§ **DATA TO PROCESS**:
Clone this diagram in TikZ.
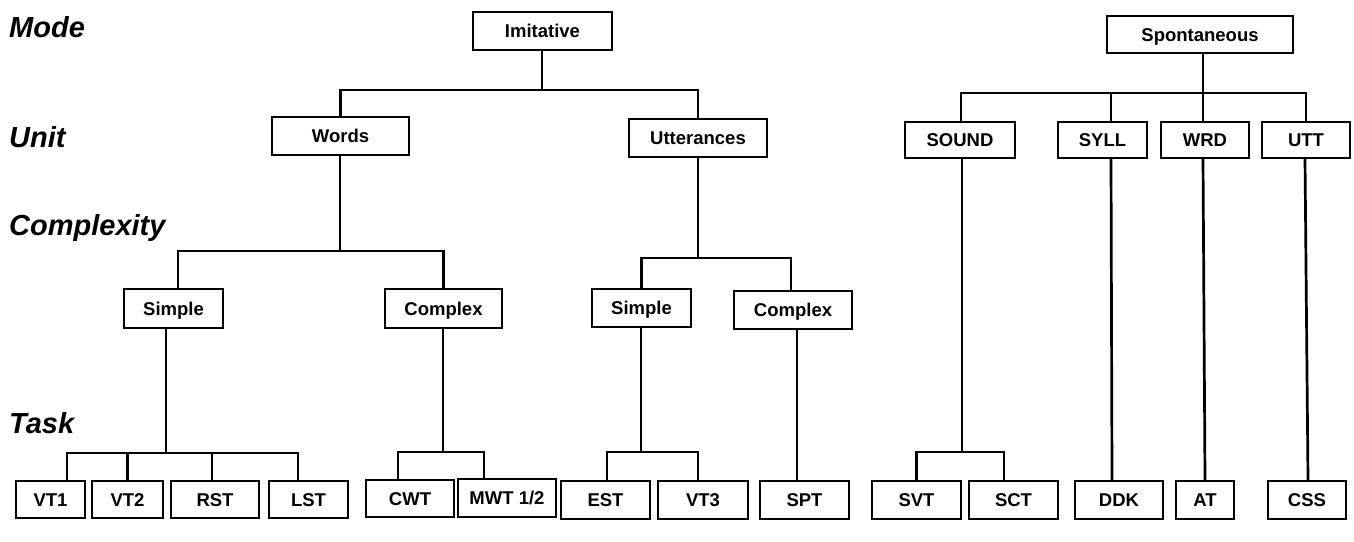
...
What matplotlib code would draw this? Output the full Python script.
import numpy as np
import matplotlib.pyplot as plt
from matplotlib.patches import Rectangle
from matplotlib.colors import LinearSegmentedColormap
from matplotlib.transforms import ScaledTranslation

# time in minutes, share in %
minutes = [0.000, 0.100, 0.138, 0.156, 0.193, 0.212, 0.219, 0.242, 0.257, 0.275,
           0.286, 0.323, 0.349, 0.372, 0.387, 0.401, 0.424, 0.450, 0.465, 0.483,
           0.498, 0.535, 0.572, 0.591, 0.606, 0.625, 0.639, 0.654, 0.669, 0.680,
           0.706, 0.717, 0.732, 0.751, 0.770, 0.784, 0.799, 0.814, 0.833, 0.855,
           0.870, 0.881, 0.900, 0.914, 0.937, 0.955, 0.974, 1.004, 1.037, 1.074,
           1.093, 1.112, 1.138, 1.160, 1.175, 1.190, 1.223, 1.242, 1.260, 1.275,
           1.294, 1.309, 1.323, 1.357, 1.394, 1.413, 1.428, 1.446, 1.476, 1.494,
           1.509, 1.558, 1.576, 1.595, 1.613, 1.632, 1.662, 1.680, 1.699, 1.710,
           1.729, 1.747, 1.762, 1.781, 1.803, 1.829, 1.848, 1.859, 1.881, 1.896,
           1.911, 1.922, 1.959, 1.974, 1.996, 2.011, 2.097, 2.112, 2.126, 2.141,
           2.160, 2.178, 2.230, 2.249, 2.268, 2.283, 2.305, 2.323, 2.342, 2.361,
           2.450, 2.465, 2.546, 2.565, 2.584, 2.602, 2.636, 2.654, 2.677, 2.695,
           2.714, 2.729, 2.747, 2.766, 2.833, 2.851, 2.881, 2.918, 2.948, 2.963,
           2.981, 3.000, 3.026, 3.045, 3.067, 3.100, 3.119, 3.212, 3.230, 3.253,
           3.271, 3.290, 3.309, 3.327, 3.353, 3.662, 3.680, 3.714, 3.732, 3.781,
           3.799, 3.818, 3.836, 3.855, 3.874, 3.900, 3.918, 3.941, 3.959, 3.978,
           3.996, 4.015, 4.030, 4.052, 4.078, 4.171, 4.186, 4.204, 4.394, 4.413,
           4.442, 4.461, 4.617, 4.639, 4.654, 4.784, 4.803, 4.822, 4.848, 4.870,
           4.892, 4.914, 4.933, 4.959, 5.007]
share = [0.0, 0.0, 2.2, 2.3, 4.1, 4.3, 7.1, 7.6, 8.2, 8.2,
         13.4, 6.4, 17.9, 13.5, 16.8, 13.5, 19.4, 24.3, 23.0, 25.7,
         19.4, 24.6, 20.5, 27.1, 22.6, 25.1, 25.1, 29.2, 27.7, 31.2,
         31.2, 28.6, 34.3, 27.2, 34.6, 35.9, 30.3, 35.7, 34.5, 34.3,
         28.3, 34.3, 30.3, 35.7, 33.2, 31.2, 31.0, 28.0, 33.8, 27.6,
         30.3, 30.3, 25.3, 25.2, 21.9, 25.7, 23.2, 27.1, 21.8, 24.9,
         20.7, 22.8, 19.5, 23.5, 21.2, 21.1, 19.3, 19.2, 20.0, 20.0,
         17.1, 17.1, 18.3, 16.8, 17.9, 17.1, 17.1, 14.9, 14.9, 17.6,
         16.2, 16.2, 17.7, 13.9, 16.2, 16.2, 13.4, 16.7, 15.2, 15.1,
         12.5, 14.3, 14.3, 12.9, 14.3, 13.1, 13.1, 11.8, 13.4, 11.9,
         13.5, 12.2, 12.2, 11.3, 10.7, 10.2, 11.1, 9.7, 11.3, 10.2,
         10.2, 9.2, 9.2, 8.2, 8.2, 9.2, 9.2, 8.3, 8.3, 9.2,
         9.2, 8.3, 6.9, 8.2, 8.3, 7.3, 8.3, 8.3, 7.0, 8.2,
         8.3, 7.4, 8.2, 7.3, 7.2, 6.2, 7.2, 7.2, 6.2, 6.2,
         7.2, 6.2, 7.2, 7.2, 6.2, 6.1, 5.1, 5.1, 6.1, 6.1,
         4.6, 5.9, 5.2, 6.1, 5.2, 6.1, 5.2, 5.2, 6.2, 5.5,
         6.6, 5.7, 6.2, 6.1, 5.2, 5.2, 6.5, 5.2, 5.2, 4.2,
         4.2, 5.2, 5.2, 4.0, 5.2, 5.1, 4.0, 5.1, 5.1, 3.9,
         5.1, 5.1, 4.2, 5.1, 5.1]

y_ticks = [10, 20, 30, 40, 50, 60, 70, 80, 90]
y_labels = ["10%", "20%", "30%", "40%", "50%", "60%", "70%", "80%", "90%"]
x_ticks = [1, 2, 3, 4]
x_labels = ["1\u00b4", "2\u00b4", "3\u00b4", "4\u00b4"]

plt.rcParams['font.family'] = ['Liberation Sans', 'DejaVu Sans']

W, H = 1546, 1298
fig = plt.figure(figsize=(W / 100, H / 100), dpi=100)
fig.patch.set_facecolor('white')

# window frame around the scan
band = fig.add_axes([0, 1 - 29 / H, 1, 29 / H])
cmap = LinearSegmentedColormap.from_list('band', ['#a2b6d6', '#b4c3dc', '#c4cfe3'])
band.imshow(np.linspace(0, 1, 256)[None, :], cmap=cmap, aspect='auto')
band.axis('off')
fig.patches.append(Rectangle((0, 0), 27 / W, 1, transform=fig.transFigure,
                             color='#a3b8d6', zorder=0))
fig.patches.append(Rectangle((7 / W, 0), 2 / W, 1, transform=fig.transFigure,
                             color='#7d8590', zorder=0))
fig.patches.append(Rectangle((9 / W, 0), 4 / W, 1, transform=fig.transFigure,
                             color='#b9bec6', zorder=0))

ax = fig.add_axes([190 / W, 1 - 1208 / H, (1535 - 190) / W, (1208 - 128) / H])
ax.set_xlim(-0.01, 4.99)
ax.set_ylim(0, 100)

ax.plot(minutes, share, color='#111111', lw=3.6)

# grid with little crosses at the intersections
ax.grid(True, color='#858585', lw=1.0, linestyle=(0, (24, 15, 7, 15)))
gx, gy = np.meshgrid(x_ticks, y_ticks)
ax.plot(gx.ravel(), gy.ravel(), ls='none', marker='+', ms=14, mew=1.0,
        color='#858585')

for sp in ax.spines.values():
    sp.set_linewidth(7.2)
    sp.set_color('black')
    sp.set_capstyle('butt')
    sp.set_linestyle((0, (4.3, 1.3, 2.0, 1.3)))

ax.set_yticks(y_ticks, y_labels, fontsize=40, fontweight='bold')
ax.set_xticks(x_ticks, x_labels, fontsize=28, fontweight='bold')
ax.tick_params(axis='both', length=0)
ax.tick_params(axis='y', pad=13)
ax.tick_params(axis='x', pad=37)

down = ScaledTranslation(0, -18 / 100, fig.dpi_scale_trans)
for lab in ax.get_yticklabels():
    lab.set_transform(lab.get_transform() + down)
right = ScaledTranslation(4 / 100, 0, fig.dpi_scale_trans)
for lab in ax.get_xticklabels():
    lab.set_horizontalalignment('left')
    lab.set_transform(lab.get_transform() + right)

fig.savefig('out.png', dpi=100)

§ **TASK**: Using the data above, transcribe the lines that run from the line with "What matplotlib code" to the line with "from matplotlib.transforms import", both ends kept, and output nothing else.

§ **THE RESPONSE**:
What matplotlib code would draw this? Output the full Python script.
import numpy as np
import matplotlib.pyplot as plt
from matplotlib.patches import Rectangle
from matplotlib.colors import LinearSegmentedColormap
from matplotlib.transforms import ScaledTranslation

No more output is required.